The film has a lot of neat and good things going for it. It's a great concept for a thriller, and, even though religious nuts are an easy target, there's still enough in the well to make for great discourse and discussion. As per usual though, Smith is better with the ideas than with the execution. He does a decent enough job though, even though the end result is still a flawed mixed bag.
I'll start with the bad so I can end strong. Smith's films are talky. This is no secret. This one is too, maybe a little too talky for its own good. The sermon that serves as the centerpiece is great though, that's not where the film is too talky. Where the film struggles the most if with the conclusion. It ends rather abruptly and there's way too much exposition to explain how it concludes, but even then some of the specifics are kidn of neat. It jsut needed to be more tidy and show far more than tell. It's an uneven film, but that's hard to fault too much since genre shifting is involved. Still though, Smith's been doing this long enough to have learned something about filmmaking by now.
Okay, here's where the film works: great concept, great cast, strong performances. Michael Parks is a notable character actor, but this is a real showcase for his talents that will hopefully lead him to more prominent and substantial roles. He's chillingly effective as the hateful church leader Abin Cooper and makes for a compelling antagonist. Melissa Leo is also good, though perhaps a tad overboard as his nutty daughter Sara who lures the boys in and gets the film going. John Goodman is quite strong as the ATF agent in charge of bringing the church down. Even though the diasppearance of the boys is somewhat important, the film points out that the church was already being targeted, and the part with the boys is more of a catalyst. Stephen Root is decent as a local sherrif, Kyle Gallner is fine as one of the three teens, and Kerry Brishe is good as one of the church followers who actually seems sympathetic.
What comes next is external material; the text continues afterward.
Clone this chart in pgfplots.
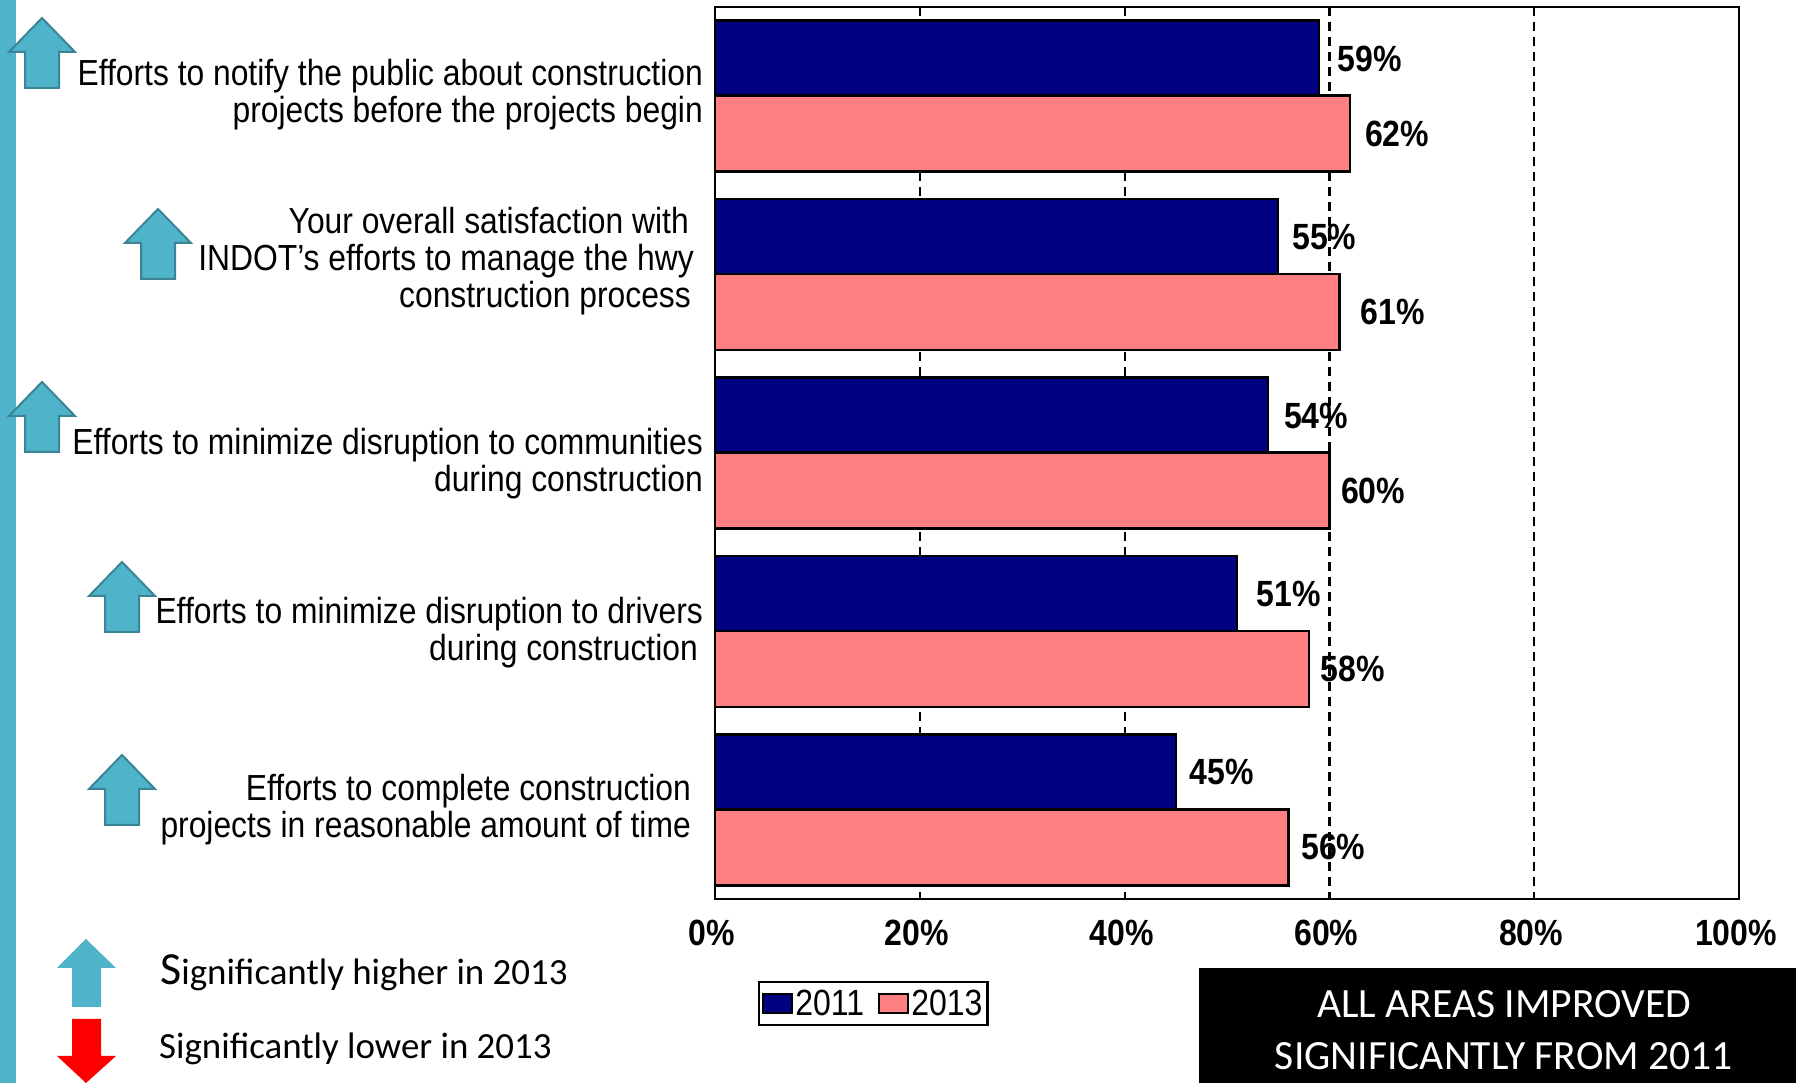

That's another thing. This film boldly decides to have basically no characters that are really all that sympathetic and likeable. Sure, it makes the film harder to relate to, as well as harder to care about the characters, but in a way, it seems more realistic that way, and adds an interesting dimension of moral ambiguity that just further strengthens the film's "interesting" level.
All in all, this is a tough nut to crack. I should probably dock this by a half star, as it doesn't totally come together and work as a coherent whole, but I'll be nice and give it some credit becuase it is an experiment, and sees Smith trying to branch out and do somethign different. Plus, it is very compelling, has osme really good performances, and it's cool seeing the film keep you guessing with the shifts.
As a horror movie, it's pretty decent, but it sort of fizzles out by the finale, and the ending is something you'll either think is clever or not as clever as Kevin Smith thought it was. Red State earned enough goodwill from me during its disturbing first half to carry me through its trigger-happy, tone-shifted latter half and earn it a slightly positive rating. Check it out to sate your curiosity, but don't expect to be blown away.